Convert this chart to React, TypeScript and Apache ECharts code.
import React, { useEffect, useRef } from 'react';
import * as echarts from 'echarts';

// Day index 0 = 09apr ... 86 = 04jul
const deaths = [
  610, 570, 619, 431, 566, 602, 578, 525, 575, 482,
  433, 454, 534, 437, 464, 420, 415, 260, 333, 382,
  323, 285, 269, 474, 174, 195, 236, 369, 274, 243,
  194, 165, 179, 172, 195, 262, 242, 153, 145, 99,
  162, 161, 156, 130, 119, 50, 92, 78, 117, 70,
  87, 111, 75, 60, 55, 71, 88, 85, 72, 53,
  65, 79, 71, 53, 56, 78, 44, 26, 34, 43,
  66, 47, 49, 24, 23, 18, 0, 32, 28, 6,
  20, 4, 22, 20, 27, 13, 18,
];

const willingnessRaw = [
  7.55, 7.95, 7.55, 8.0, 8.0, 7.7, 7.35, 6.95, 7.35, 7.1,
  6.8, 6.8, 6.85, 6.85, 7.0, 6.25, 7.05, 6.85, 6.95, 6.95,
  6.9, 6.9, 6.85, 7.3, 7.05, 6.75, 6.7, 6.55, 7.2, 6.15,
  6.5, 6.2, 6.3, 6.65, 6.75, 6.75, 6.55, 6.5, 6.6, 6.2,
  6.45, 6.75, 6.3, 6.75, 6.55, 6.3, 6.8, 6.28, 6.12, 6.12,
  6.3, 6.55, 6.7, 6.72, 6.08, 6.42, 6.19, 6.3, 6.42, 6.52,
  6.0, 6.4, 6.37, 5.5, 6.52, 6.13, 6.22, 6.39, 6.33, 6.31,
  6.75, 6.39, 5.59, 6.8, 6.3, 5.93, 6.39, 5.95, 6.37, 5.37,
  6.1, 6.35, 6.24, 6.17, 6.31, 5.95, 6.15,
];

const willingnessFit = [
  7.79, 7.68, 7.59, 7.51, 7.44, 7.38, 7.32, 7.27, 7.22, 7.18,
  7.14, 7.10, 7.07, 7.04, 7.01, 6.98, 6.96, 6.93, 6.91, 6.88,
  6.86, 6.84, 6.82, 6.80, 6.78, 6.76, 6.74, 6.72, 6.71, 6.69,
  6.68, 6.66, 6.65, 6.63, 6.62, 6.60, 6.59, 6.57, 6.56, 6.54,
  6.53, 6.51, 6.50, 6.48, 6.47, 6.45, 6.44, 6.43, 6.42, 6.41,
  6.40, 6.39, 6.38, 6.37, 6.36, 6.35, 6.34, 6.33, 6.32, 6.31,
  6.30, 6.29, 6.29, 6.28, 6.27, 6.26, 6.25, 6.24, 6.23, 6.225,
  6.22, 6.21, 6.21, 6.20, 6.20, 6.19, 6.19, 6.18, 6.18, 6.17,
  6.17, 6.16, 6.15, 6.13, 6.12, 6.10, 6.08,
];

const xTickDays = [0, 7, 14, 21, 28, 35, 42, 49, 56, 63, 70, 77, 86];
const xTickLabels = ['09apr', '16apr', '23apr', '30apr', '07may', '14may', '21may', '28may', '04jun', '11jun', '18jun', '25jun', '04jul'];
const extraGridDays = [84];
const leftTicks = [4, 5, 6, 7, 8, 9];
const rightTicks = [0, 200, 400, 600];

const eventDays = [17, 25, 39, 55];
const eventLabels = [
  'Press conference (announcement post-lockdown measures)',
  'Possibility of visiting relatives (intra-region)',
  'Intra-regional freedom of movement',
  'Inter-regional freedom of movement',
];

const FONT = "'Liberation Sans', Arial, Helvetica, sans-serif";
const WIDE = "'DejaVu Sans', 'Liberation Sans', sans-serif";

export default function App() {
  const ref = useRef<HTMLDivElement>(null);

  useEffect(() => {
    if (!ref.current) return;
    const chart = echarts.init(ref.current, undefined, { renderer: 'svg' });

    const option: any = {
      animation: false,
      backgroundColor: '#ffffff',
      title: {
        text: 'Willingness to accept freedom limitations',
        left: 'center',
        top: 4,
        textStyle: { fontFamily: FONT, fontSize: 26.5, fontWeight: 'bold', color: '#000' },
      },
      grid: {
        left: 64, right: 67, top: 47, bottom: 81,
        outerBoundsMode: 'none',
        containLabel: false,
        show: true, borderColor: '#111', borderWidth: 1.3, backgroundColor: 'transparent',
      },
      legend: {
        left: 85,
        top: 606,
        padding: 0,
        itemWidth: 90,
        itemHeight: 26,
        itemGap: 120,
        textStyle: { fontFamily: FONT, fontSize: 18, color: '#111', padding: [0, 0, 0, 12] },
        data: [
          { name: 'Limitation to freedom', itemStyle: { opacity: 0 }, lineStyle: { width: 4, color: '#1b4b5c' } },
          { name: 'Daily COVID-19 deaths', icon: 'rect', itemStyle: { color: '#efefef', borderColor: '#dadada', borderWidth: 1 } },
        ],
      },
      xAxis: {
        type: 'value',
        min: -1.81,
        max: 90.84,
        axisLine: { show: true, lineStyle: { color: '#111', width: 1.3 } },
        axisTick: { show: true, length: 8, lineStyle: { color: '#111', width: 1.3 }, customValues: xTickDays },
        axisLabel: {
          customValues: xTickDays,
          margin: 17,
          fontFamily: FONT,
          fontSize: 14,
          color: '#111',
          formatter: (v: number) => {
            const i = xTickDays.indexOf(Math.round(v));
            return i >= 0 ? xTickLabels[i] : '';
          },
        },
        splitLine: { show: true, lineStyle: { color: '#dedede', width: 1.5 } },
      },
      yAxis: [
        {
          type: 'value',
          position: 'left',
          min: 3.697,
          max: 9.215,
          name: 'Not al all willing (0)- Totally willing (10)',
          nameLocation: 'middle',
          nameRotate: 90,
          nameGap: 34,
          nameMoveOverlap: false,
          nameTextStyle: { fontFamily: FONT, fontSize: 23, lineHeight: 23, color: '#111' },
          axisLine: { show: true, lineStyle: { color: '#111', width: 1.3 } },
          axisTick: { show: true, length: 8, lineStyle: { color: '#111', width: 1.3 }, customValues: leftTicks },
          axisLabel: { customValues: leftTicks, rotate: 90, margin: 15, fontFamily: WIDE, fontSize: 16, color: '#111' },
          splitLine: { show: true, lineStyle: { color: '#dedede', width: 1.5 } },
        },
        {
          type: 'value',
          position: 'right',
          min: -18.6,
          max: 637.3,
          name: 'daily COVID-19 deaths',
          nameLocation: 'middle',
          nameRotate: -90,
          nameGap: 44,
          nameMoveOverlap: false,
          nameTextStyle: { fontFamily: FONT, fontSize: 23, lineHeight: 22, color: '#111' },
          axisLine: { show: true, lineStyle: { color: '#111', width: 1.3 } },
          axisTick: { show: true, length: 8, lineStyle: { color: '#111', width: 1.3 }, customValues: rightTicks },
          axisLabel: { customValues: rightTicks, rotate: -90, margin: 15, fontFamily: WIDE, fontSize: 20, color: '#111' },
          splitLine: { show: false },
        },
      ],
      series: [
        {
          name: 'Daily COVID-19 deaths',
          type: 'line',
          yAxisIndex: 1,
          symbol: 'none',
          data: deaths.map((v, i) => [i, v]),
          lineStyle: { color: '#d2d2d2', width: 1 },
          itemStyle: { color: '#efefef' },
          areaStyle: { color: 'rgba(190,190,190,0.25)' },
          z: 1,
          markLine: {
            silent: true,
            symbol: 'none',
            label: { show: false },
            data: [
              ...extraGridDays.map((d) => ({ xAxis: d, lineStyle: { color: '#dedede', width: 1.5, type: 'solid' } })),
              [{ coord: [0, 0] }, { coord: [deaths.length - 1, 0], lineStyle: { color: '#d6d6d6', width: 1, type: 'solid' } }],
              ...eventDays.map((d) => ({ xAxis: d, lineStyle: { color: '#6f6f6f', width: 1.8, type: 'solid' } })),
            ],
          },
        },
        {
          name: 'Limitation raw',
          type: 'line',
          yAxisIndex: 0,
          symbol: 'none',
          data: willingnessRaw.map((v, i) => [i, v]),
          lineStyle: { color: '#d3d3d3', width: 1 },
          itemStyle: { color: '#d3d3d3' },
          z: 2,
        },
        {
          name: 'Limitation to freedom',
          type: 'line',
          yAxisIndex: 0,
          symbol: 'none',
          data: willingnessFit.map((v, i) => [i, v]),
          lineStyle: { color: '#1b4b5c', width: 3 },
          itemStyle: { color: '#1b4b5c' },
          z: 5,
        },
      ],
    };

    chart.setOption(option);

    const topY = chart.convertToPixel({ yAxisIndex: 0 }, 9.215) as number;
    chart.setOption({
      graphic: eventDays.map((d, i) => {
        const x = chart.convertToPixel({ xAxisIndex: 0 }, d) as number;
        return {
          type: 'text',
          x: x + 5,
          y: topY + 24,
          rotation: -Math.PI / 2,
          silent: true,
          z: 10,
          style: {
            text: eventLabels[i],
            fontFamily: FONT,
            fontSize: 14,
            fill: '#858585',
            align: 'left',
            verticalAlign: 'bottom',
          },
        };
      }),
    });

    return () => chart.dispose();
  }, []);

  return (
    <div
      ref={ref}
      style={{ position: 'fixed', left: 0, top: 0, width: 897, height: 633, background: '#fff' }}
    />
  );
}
══════════
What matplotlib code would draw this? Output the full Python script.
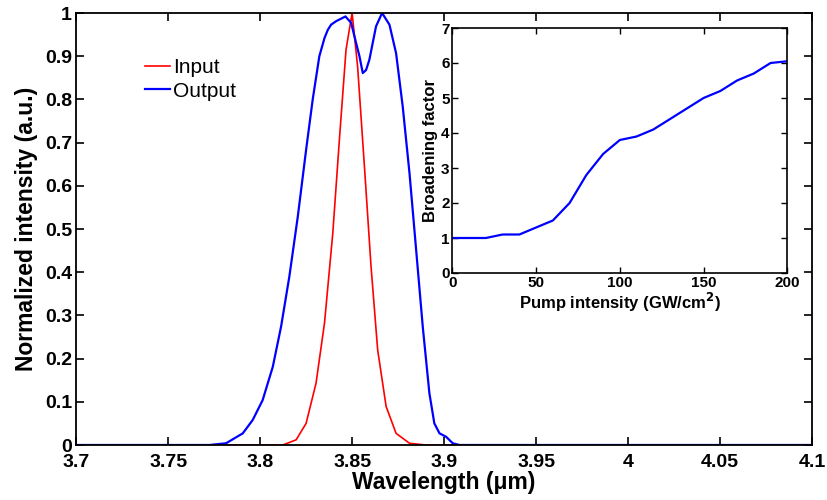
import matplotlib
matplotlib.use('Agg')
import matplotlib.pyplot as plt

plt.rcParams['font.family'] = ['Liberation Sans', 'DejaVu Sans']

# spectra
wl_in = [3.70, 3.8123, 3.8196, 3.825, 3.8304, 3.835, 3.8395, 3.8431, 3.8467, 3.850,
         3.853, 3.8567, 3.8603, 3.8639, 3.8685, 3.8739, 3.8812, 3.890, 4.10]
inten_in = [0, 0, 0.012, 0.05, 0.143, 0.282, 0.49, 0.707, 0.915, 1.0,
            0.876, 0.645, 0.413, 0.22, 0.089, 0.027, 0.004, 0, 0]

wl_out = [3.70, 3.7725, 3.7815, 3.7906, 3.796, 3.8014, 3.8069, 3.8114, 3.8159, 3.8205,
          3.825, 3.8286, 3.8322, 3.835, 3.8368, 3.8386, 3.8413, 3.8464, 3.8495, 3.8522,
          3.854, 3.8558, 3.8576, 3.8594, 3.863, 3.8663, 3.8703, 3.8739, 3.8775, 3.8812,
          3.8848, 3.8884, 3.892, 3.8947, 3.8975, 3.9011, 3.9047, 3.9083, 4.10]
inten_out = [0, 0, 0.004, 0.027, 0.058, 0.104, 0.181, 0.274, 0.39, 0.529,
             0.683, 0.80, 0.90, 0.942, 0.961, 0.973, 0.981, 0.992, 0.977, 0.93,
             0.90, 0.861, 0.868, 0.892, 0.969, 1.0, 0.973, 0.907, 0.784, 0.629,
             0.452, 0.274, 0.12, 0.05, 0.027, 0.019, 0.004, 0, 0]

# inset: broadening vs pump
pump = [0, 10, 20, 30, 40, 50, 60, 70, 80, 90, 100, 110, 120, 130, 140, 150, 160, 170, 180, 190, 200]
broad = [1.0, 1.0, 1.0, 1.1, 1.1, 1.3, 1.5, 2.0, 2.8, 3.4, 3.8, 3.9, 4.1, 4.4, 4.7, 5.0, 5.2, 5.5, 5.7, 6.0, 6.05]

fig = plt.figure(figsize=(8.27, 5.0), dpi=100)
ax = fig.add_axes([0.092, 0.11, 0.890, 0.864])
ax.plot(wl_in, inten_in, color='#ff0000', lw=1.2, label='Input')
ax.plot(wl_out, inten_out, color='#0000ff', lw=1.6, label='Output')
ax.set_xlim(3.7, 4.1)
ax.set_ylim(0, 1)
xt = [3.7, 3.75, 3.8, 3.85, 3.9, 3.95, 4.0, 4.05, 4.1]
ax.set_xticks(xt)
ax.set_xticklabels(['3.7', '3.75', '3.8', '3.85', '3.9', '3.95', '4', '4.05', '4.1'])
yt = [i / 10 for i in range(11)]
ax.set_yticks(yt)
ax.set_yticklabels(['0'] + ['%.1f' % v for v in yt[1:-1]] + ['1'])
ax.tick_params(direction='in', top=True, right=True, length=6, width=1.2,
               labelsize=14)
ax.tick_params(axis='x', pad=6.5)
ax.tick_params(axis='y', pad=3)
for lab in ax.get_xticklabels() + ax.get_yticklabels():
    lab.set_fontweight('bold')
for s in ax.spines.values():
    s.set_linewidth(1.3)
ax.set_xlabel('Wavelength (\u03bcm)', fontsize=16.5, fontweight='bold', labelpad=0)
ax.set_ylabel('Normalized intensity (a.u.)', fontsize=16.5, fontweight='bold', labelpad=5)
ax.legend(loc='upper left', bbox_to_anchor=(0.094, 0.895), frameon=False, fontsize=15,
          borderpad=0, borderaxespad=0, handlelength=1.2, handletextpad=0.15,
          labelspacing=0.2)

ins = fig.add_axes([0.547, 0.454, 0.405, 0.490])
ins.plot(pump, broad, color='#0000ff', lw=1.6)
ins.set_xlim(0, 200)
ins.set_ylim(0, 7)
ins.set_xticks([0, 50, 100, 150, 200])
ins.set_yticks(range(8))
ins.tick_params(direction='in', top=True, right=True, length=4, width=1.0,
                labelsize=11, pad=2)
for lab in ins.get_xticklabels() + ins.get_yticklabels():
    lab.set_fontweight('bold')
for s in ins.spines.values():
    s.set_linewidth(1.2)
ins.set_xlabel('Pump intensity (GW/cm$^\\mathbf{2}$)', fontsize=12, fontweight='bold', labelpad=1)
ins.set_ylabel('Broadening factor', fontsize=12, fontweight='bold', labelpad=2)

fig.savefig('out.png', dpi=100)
══════════
WRITTEN INSTRUCTION
Extract the span of lines that starts with the line containing "Convert this chart" and ends with the line containing "import * as echarts from 'echarts';". Keep it exact and add nothing.

EXERCISE RESULT
Convert this chart to React, TypeScript and Apache ECharts code.
import React, { useEffect, useRef } from 'react';
import * as echarts from 'echarts';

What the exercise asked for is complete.